◆ **GOAL**: Work out how many lines of the material below mention the word "this"; reply with the number only.

◆ **SOURCE DATA**:
********
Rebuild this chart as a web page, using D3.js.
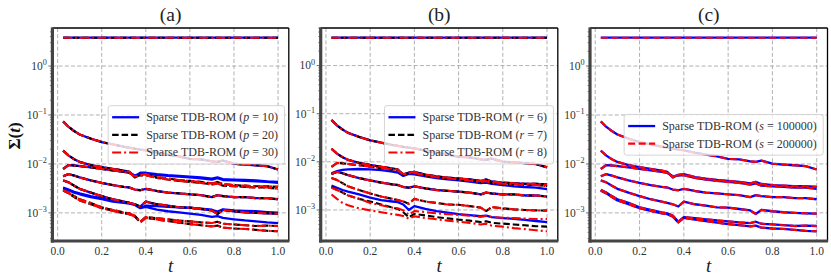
********
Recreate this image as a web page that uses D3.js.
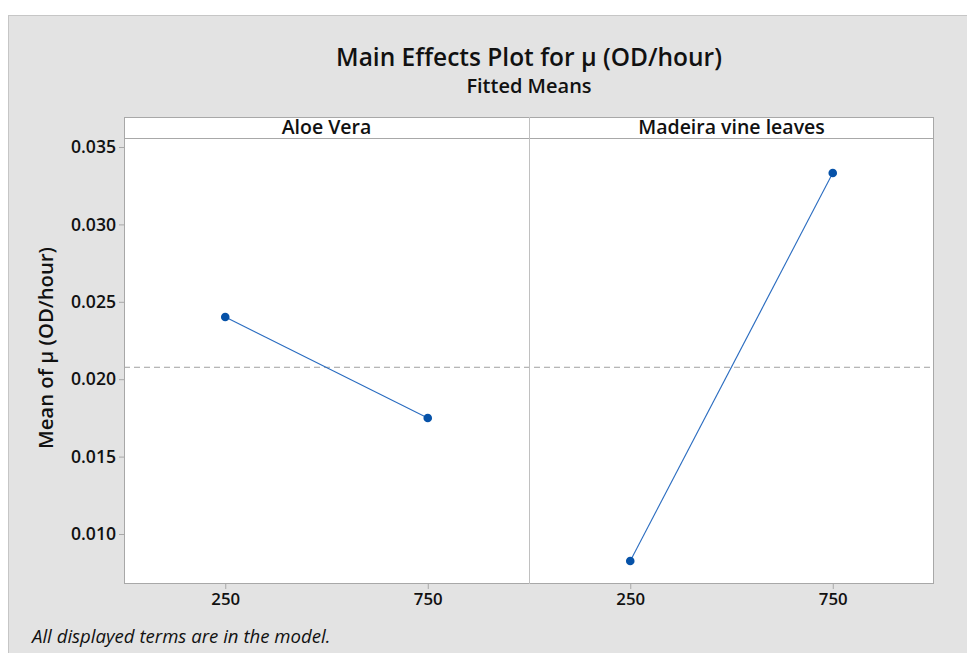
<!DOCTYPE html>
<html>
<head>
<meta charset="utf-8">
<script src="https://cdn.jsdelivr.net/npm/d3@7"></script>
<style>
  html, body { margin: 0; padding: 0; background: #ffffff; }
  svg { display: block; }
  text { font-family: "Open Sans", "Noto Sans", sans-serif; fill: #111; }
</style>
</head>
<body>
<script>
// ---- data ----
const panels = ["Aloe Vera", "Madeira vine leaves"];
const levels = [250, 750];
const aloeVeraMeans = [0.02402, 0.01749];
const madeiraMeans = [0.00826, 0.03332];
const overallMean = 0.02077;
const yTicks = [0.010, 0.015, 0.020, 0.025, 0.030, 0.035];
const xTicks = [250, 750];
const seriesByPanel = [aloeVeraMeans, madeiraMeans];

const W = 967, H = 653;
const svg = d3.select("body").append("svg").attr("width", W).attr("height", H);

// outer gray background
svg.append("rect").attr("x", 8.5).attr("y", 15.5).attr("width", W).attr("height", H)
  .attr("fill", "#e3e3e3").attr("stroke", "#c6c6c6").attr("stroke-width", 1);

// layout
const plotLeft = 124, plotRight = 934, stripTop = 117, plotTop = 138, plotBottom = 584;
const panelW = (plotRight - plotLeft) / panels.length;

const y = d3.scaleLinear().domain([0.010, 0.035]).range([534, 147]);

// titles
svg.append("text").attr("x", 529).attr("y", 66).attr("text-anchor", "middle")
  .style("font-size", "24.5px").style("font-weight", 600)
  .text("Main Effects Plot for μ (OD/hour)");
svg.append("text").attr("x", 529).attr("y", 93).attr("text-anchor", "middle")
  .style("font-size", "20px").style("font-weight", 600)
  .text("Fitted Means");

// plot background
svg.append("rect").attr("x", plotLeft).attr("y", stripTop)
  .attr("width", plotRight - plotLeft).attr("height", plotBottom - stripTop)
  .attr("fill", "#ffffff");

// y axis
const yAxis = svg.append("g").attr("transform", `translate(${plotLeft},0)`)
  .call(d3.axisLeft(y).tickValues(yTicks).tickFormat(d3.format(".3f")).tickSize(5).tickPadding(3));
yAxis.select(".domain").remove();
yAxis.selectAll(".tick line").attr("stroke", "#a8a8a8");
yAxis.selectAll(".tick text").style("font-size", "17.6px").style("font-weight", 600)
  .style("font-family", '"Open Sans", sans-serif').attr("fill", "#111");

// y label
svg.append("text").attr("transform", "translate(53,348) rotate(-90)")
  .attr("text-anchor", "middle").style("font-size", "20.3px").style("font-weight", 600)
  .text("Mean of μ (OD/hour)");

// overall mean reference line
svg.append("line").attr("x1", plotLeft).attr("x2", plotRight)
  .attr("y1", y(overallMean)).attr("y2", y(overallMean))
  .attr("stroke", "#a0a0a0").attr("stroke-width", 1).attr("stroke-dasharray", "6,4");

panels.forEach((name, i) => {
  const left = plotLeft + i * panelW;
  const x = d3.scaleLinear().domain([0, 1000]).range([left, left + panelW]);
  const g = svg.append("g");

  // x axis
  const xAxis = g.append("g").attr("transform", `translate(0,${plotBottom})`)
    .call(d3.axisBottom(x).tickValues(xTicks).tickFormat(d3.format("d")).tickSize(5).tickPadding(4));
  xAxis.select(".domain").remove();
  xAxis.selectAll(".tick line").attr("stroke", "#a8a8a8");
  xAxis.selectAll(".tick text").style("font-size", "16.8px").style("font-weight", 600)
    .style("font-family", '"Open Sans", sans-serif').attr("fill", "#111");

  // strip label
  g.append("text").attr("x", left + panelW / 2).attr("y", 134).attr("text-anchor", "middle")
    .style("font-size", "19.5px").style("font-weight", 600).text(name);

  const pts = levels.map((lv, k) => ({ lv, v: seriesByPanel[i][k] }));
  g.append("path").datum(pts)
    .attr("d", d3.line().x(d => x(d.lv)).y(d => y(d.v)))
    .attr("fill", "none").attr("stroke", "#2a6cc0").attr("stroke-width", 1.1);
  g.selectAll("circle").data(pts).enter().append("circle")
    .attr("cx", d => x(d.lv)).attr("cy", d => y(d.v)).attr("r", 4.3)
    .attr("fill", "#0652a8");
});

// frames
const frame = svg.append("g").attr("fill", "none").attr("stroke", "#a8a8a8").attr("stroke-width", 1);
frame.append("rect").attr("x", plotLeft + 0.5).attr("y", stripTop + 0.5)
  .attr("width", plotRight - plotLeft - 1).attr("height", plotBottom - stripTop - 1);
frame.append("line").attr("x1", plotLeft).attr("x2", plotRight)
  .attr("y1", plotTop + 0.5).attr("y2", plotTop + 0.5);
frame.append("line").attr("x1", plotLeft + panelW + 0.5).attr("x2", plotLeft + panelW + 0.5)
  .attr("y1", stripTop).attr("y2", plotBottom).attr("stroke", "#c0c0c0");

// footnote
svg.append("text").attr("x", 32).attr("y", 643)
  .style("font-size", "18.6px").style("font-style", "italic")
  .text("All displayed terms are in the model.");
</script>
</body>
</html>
********
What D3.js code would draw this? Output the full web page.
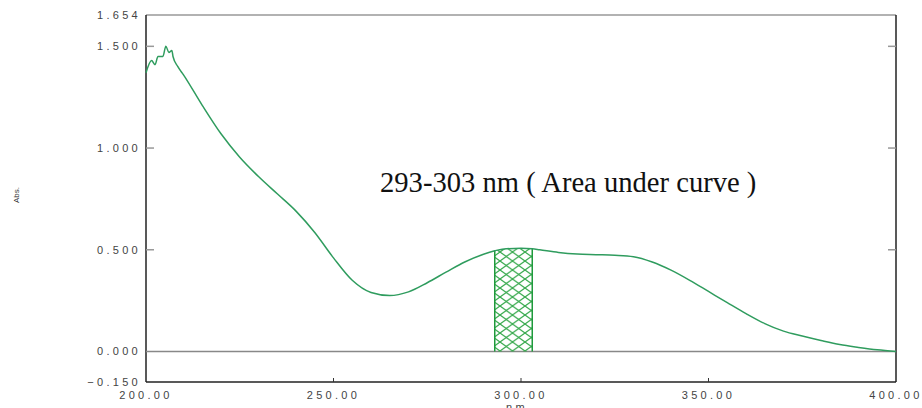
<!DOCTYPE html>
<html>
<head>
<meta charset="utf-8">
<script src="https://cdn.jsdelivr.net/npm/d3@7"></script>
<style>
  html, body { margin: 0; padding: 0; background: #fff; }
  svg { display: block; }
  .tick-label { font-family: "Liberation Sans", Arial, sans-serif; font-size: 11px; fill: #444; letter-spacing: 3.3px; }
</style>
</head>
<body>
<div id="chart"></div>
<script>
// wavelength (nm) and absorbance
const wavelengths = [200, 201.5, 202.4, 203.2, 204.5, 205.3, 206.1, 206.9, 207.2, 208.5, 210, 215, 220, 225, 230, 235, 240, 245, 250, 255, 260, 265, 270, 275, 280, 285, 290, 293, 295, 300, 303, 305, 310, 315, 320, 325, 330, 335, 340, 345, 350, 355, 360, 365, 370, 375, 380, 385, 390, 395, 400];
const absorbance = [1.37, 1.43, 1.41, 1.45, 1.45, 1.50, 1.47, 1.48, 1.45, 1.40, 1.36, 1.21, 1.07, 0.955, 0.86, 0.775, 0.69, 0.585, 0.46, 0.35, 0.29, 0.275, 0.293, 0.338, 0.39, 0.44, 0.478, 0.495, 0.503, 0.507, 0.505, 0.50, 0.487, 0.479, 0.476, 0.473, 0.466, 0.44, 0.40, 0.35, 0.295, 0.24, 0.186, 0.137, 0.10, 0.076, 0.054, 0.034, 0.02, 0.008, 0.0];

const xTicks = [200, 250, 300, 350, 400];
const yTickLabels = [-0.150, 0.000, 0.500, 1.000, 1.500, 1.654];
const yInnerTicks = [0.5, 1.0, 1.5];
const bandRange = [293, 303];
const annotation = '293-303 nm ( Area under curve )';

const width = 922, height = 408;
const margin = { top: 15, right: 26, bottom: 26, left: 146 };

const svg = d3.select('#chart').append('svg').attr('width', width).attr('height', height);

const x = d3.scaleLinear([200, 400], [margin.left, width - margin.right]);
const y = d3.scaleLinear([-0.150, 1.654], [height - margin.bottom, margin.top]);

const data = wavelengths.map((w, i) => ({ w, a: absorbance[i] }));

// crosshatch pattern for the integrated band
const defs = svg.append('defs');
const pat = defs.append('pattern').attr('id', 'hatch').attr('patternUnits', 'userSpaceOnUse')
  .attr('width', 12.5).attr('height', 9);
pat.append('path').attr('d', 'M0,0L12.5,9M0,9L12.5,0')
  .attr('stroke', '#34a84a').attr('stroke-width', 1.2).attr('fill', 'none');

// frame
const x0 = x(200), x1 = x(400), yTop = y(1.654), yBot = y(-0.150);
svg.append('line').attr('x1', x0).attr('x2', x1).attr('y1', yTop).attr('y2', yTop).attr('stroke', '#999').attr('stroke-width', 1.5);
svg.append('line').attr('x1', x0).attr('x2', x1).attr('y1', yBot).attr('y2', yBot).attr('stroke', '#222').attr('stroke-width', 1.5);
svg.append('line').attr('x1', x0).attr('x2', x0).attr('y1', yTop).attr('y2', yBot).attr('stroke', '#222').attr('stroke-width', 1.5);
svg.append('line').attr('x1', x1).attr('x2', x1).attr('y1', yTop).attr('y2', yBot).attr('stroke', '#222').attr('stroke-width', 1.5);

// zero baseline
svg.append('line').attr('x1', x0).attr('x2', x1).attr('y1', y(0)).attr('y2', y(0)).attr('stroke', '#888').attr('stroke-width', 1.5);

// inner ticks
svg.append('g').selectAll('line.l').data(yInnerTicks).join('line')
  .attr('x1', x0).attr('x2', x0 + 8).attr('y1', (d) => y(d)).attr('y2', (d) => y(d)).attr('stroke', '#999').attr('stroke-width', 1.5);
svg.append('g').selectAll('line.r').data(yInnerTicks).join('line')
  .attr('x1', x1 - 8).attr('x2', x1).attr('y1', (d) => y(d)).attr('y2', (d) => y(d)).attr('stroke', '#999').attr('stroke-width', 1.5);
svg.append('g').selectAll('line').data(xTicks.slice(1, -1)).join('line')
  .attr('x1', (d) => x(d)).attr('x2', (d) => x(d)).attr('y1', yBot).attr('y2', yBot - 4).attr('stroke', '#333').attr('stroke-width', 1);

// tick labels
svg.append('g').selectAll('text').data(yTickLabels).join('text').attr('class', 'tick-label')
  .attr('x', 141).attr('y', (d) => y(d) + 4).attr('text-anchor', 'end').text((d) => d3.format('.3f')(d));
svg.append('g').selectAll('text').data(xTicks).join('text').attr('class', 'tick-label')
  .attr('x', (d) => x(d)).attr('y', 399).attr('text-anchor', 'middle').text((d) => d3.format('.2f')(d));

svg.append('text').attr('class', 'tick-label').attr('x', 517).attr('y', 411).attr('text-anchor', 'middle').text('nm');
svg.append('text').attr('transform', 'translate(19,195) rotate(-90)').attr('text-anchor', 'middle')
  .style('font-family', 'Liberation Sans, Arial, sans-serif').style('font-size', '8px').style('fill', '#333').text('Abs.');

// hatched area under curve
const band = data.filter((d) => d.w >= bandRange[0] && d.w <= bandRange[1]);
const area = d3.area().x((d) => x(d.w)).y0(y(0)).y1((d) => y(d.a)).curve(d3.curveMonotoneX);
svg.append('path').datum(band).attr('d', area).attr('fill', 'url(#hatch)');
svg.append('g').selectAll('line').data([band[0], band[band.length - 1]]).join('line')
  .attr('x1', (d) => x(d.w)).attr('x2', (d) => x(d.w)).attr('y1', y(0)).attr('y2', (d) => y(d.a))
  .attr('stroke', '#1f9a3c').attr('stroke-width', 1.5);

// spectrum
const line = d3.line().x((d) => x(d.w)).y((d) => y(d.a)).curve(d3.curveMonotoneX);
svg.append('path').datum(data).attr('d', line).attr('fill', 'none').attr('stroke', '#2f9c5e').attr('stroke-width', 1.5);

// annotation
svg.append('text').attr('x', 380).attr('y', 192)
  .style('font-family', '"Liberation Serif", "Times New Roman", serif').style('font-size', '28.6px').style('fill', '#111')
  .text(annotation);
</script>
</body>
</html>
********
◆ **THE OUTPUT**: 3